This afternoon I began mulling over this use of the words "mourning" and "glory."
Psalm 30: 11 came to mind but even more so the story of Lazarus in John 11 when Mary and Martha were broken hearted, and even Jesus wept, but there was a reason for His timing: "It is for the glory of God, so that the Son of God may be glorified through it."
(This foreshadowed His own resurrection. In the Lazarus context, the final word "sun" could be replaced with "Son.") The idea first struck me a few posts back when I wrote about Morning Glories. Mr. Nebola's flowers will come up again in the next chapter of our "Unsettled" story about building the log barn.

Thursday, August 21, 2008

Unsettled: Chapter 5

Noah Found Grace in the Eyes of the Lord

We had no fancy stereo in our home. Okay. Time-out! I guess I should explain what a stereo is for readers born after 1970...

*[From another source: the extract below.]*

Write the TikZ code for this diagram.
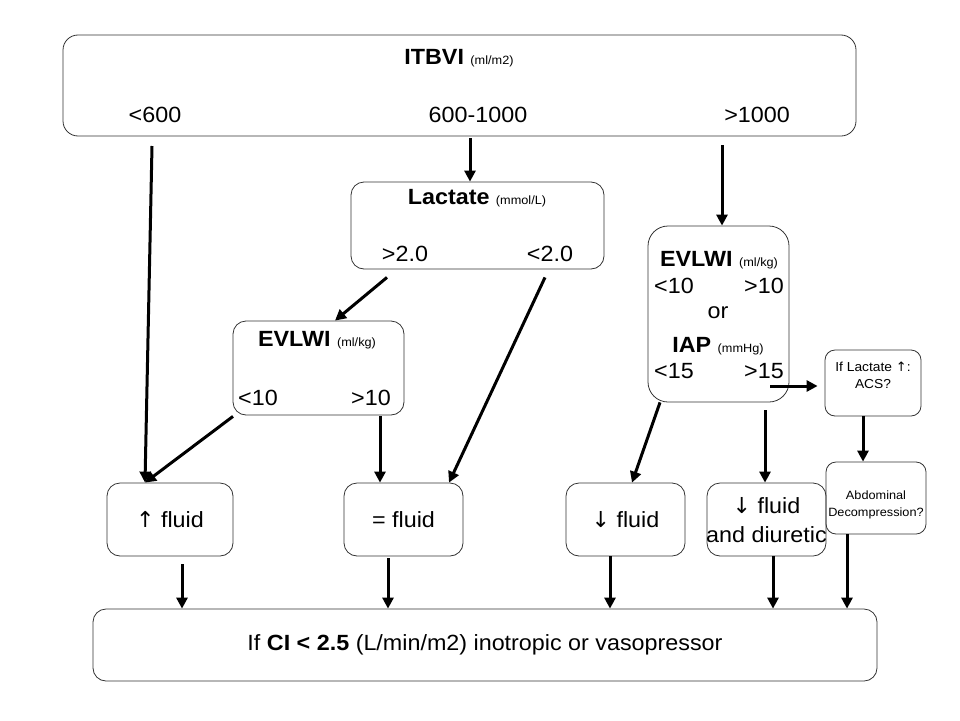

A stereo was a large piece of furniture that usually occupied an entire wall of the “living room.” It was longer and lower than a piano but heavy and typically situated for a decade or so without being moved. The cabinetry was fine wood that matched the rest of the home décor. At the right and left were speakers behind fancy grill cloth, the weave of which typically included a tinsel like thread. The top of the stereo had two or three separate lids that raised to reveal the electronic components inside--AM-FM radio, and a three-speed turntable for LP [which stood for “long play”] or stereo records. "Stereo" meant that the left speaker played a separately recorded track than the right speaker. This "split" gave listeners in the room the sense that, for instance, the drummer and bass player were in the left corner of the living room while the lead guitar and vocal were in the right.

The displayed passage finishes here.